EXERCISE OBJECTIVE
Identify every line in the records below that contains the word "diagram", and copy each of those lines.

PROVIDED INFORMATION
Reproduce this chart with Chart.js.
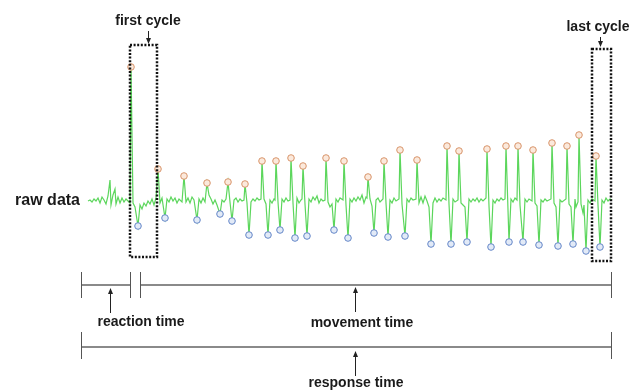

...

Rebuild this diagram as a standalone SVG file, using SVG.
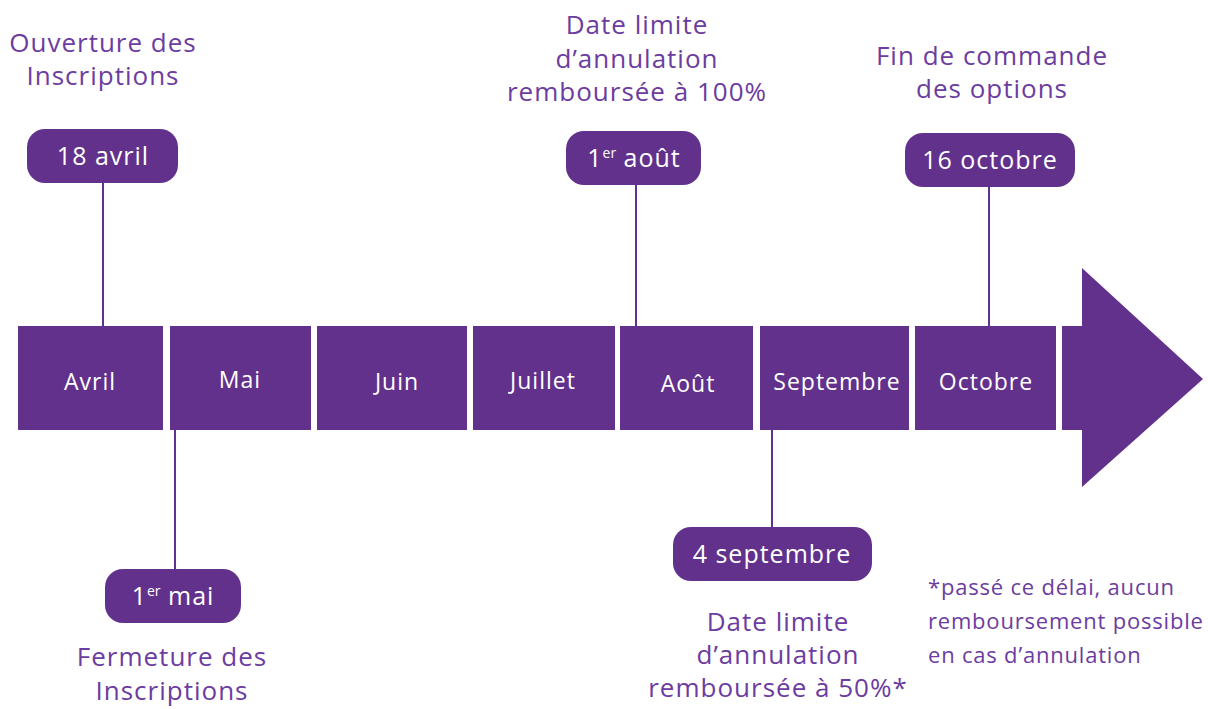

...

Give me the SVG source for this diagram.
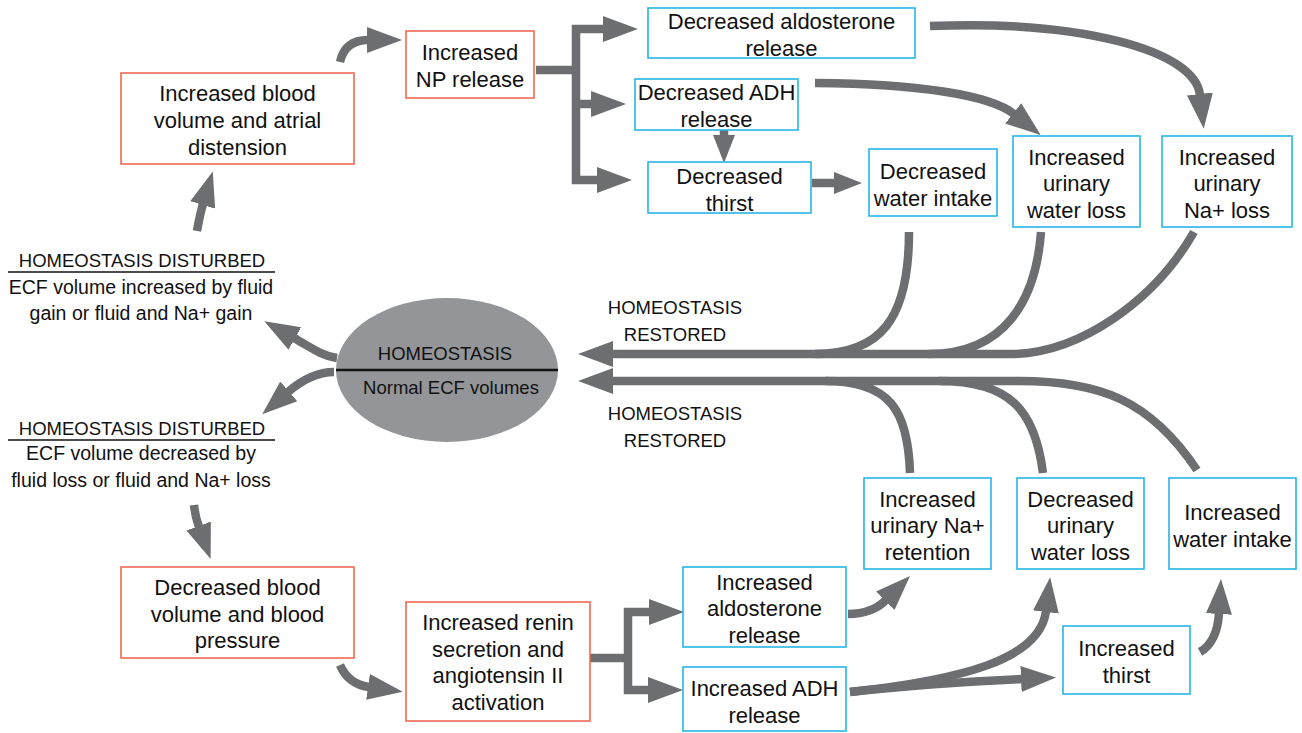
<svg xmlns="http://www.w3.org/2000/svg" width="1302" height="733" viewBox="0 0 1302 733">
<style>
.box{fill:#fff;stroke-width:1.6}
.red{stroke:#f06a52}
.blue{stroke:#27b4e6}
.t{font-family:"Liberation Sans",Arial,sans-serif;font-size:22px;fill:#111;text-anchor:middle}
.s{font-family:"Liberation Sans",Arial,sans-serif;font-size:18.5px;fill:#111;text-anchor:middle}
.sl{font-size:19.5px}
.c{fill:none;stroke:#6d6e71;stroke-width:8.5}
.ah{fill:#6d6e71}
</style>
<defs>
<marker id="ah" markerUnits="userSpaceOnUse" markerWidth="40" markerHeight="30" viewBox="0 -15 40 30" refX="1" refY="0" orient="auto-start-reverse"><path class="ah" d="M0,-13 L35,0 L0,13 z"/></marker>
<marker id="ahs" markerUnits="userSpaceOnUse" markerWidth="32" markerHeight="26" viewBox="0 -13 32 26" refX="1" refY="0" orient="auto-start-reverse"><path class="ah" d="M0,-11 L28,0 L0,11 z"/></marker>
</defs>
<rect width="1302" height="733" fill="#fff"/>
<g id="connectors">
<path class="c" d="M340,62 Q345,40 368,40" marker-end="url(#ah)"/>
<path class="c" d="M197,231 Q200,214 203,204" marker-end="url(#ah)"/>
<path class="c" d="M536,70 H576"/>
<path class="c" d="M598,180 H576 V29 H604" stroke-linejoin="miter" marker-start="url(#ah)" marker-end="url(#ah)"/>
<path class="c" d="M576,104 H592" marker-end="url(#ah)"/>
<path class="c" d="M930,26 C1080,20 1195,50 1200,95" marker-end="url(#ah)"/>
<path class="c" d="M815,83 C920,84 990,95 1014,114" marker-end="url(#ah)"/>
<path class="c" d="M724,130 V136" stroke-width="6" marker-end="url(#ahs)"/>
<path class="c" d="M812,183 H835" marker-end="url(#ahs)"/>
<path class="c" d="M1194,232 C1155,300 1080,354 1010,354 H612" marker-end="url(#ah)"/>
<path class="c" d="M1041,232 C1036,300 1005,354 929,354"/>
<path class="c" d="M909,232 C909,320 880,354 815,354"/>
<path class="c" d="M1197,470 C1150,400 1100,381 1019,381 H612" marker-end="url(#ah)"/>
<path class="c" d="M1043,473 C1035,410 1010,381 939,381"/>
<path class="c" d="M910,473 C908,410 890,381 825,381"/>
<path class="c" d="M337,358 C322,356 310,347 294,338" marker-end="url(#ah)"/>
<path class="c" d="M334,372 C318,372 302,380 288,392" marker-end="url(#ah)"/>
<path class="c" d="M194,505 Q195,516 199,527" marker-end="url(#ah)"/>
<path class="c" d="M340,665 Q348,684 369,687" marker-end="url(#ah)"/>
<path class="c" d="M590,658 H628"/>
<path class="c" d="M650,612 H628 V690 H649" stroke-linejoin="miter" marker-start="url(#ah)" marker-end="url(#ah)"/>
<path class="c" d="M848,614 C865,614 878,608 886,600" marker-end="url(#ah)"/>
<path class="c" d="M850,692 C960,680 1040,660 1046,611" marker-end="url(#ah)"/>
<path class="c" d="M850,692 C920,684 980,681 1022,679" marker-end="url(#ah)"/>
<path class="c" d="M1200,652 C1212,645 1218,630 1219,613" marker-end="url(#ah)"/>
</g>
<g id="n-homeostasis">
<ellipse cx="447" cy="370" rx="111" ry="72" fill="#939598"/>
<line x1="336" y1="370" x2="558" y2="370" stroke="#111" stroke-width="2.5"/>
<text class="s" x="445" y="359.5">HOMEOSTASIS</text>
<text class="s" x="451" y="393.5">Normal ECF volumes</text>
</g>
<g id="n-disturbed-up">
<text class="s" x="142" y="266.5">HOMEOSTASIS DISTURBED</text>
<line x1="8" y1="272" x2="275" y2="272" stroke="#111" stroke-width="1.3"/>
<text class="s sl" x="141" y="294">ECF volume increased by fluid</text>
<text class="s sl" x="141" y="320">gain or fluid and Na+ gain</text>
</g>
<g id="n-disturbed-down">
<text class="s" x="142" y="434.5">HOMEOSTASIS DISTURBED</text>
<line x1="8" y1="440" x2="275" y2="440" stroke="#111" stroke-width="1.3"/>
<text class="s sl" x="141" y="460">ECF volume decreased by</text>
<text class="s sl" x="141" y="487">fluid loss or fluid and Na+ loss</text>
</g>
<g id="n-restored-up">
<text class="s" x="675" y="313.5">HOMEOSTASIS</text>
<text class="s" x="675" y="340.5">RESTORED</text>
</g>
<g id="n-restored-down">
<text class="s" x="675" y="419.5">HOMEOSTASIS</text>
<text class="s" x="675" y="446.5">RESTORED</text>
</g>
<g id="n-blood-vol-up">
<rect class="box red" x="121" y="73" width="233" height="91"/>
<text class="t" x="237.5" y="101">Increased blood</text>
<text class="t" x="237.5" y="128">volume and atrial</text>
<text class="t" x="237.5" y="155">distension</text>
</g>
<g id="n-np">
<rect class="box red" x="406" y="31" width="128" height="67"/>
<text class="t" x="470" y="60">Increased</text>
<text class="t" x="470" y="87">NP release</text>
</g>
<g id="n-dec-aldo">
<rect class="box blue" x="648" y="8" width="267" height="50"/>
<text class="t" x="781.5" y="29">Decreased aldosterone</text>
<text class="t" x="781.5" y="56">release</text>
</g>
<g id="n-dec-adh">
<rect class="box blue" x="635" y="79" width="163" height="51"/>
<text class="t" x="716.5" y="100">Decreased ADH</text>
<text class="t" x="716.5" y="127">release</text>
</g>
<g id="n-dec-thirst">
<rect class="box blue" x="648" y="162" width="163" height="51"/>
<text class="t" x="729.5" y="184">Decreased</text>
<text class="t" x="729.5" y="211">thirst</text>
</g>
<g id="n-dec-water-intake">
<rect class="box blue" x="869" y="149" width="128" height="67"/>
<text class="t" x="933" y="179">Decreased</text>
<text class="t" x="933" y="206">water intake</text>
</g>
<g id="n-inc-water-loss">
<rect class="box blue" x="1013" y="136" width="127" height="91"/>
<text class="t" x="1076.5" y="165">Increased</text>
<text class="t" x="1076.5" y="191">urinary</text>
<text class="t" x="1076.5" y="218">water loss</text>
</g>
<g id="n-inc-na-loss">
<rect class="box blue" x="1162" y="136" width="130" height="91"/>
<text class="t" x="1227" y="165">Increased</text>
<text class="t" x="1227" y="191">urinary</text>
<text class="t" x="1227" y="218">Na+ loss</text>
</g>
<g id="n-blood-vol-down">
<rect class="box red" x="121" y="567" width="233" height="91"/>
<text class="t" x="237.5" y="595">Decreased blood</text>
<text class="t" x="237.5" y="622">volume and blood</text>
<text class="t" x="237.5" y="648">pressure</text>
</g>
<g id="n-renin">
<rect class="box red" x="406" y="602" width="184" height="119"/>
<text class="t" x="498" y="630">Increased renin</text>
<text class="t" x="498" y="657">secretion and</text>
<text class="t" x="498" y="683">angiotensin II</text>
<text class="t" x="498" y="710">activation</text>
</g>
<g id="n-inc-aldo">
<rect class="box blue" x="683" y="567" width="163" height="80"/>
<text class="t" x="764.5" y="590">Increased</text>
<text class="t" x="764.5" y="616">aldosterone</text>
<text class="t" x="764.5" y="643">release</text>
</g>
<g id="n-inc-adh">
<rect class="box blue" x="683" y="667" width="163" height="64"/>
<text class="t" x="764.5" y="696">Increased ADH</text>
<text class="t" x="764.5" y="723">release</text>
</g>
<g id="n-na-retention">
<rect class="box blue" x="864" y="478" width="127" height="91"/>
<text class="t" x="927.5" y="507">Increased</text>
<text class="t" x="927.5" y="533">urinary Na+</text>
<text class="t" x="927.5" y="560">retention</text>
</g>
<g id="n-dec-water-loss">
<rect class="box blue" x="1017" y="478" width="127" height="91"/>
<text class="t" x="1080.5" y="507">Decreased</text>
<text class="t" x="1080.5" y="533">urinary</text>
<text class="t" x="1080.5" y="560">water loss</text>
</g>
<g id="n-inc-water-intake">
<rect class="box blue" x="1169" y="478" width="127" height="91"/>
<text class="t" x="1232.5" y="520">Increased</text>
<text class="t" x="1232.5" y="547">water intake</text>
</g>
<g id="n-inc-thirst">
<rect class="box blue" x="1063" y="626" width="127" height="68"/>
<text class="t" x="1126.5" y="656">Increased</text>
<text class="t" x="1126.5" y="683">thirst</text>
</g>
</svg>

THE COMPLETED TASK
Rebuild this diagram as a standalone SVG file, using SVG.
Give me the SVG source for this diagram.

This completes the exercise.